Authored by Michael Maharrey via SchiffGold.com
The conventional wisdom seems to be that the economy will quickly recover once governments open things up again. But recent moves by the National Football League indicate its leadership isn’t so confident.
On Wednesday, NFL Commissioner Roger Goodell announced deep cost-cutting moves for the league, including employee furloughs and pay cuts.
“It is clear that the economic effects will be deeper and longer-lasting than anyone anticipated and that their duration remains uncertain. The downturn has affected all of us, as well as our fans, our business partners, and our clubs,” Goodell wrote in the memo. “We hope that business conditions will improve and permit salaries to be returned to their current levels, although we do not know when that will be possible,” he added.
The move is telling because the NFL is in its off season. ESPN’s broadcast of draft coverage last week garnered record ratings. The league ostensibly shouldn’t be losing money at this time.
But Goodell’s moves indicate he expects to see significant decreases in revenue moving forward.
Keep in mind, the NFL season doesn’t start until September. That’s five months away. Goodell clearly doesn’t expect a quick economic recovery.
Granted, how quickly governments will open up remains uncertain. There is a strong possibility that NFL teams will play games in empty stadiums. But the vast majority of the NFL’s revenue comes from television and merchandise. Goodell’s proactive moves tell me he’s expecting a protractive and deep dip in league revenues.
This makes sense when you really think about it. Even if the economy was strong going into the pandemic, it will take a long time for things to restart. Over 30 million people have filed for unemployment in just six weeks. That represents about 18.6% of the US labor force. Businesses have been shut down for weeks. Many small businesses will face significant cash-flow problems. There are high hurdles to jump before the economy returns to “normal.” Goodell knows this. Thus, furloughs and pay cuts.
You don’t have to be an economist to realize that the damage done to the economy is deep and will take a significant amount of time to recover from. It will take time to rehire millions of workers. People will be hesitant to start spending money again.
Reuters recently ran an article headlined “With confidence shattered, the road to a ‘normal’ US economy looks long.” The writer points out that the 9/11 attacks shut down airlines for three days. It took three years for the industry to recover. After the housing crash, it took five years before the balance between builders and buyers was healthy enough to revive the construction industry. The damage done to the economy over the last six weeks is far deeper than the 2008 financial crisis. Just look at the data.

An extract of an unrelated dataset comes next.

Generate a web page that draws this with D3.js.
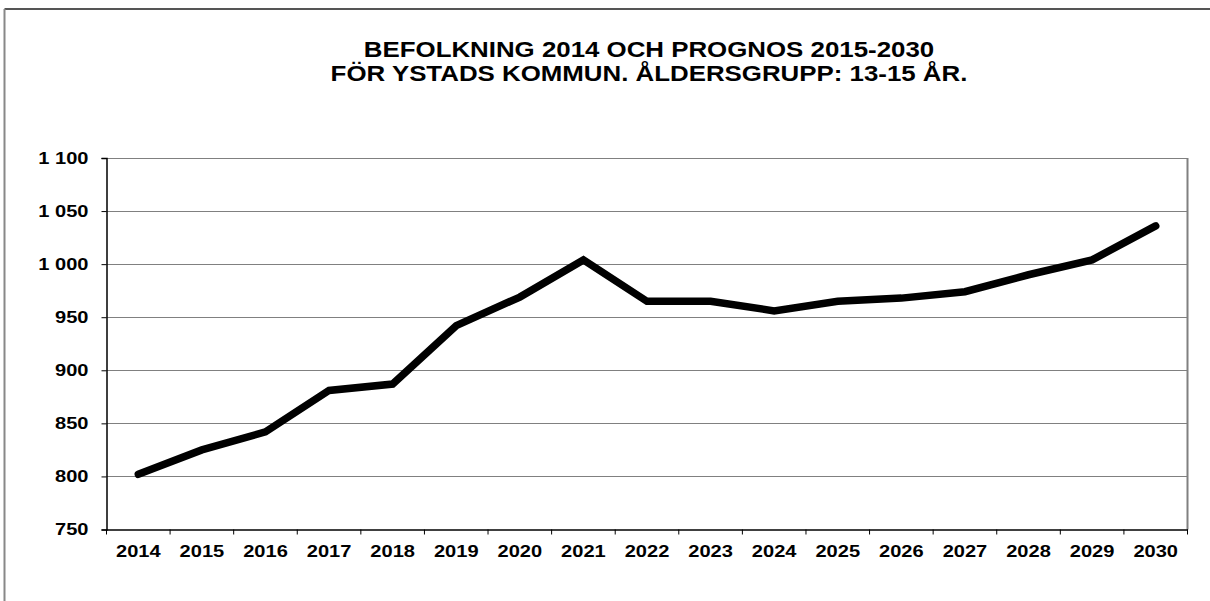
<!DOCTYPE html>
<html><head><meta charset="utf-8">
<script src="https://cdn.jsdelivr.net/npm/d3@7"></script>
<style>
body{margin:0;background:#fff;}
text{font-family:Arial,"Liberation Sans",sans-serif;font-weight:bold;fill:#000;}
</style></head><body>
<svg id="c" width="1210" height="601"></svg>
<script>
const years = ["2014","2015","2016","2017","2018","2019","2020","2021","2022","2023","2024","2025","2026","2027","2028","2029","2030"];
const population = [802,825,842,881,887,942,969,1004,965,965,956,965,968,974,990,1004,1036];
const yTicks = [750,800,850,900,950,1000,1050,1100];
const titleLines = ["BEFOLKNING 2014 OCH PROGNOS 2015-2030","FÖR YSTADS KOMMUN. ÅLDERSGRUPP: 13-15 ÅR."];

const svg = d3.select("#c");
const L=106.5, R=1187.5, T=158, B=529.5;

function stretch(sel, f){
  sel.each(function(){
    const w = this.getComputedTextLength();
    d3.select(this).attr("textLength", w*f).attr("lengthAdjust","spacingAndGlyphs");
  });
}

// outer frame
svg.append("line").attr("x1",4.5).attr("x2",1210).attr("y1",9).attr("y2",9).attr("stroke","#555").attr("stroke-width",2);
svg.append("line").attr("x1",4.5).attr("x2",4.5).attr("y1",9).attr("y2",601).attr("stroke","#888").attr("stroke-width",2);

const tt = svg.selectAll("text.title").data(titleLines).enter().append("text")
  .attr("class","title")
  .attr("x",649).attr("y",(d,i)=>57+i*24).attr("text-anchor","middle")
  .style("font-size","22px").text(d=>d);
stretch(tt, 1.175);

const x = d3.scaleBand().domain(years).range([L,R]);
const y = d3.scaleLinear().domain([750,1100]).range([B,T]);

// gridlines
svg.append("g").selectAll("line").data(yTicks.slice(1)).enter().append("line")
  .attr("x1",L).attr("x2",R).attr("y1",d=>Math.round(y(d))+0.5).attr("y2",d=>Math.round(y(d))+0.5)
  .attr("stroke","#808080").attr("stroke-width",1);

// plot border right
svg.append("line").attr("x1",R).attr("x2",R).attr("y1",T).attr("y2",B).attr("stroke","#808080").attr("stroke-width",2);

// y axis
const ya = svg.append("g").attr("transform",`translate(${L},0)`)
  .call(d3.axisLeft(y).tickValues(yTicks).tickSize(5).tickPadding(13).tickFormat(d=>d3.format(",")(d).replace(",","\u00a0")));
ya.select(".domain").attr("stroke","#000").attr("stroke-width",1.5);
ya.selectAll("text").style("font-size","17px").attr("font-family",null);
ya.selectAll(".tick line").attr("stroke","#000");
stretch(ya.selectAll("text"), 1.18);

// x axis
const xa = svg.append("g").attr("transform",`translate(0,${B})`)
  .call(d3.axisBottom(x).tickSize(0).tickPadding(15));
xa.select(".domain").attr("stroke","#000").attr("stroke-width",1.5);
xa.selectAll("text").style("font-size","17px").attr("font-family",null);
stretch(xa.selectAll("text"), 1.18);
const bounds = years.map(d=>x(d)).concat([R]);
svg.append("g").selectAll("line").data(bounds).enter().append("line")
  .attr("x1",d=>d).attr("x2",d=>d).attr("y1",B).attr("y2",B+5).attr("stroke","#000");

// line
const line = d3.line().x((d,i)=>x(years[i])+x.bandwidth()/2).y(d=>y(d));
svg.append("path").datum(population).attr("d",line).attr("fill","none")
  .attr("stroke","#000").attr("stroke-width",7.5).attr("stroke-linejoin","miter").attr("stroke-linecap","round");
</script></body></html>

There’s an even more fundamental issue. The economy wasn’t normal before the pandemic.
It was a huge bubble blown up by record levels of debt facilitated by exraordinary Federal Reserve monetary policy. Coronavirus popped the bubble. In response, the US government and the Federal Reserve have quadrupled down on the policies that blew up the bubble in the first place. This is like an arsonist throwing gasoline on the fire he set while swearing he’s putting it out. The Fed has pumped trillions of dollars created out of thin air into the economy. As Peter Schiff put it, hyperinflation has gone from the worst-case scenario to the most likely scenario with this monetary policy.
Goodell isn’t likely considering where the economy was going into this crisis. He just recognizes that an economy doesn’t come to a screeching halt and then restart on a dime. He’s making the most reasonable calculation even within a mainstream framework.
And yet the markets and the vast majority of the mainstream pundits seem to think things will quickly go back to normal. The stock markets have rallied this month, for goodness sakes. Things aren’t going right back to normal. Goodell knows it. And you should know it!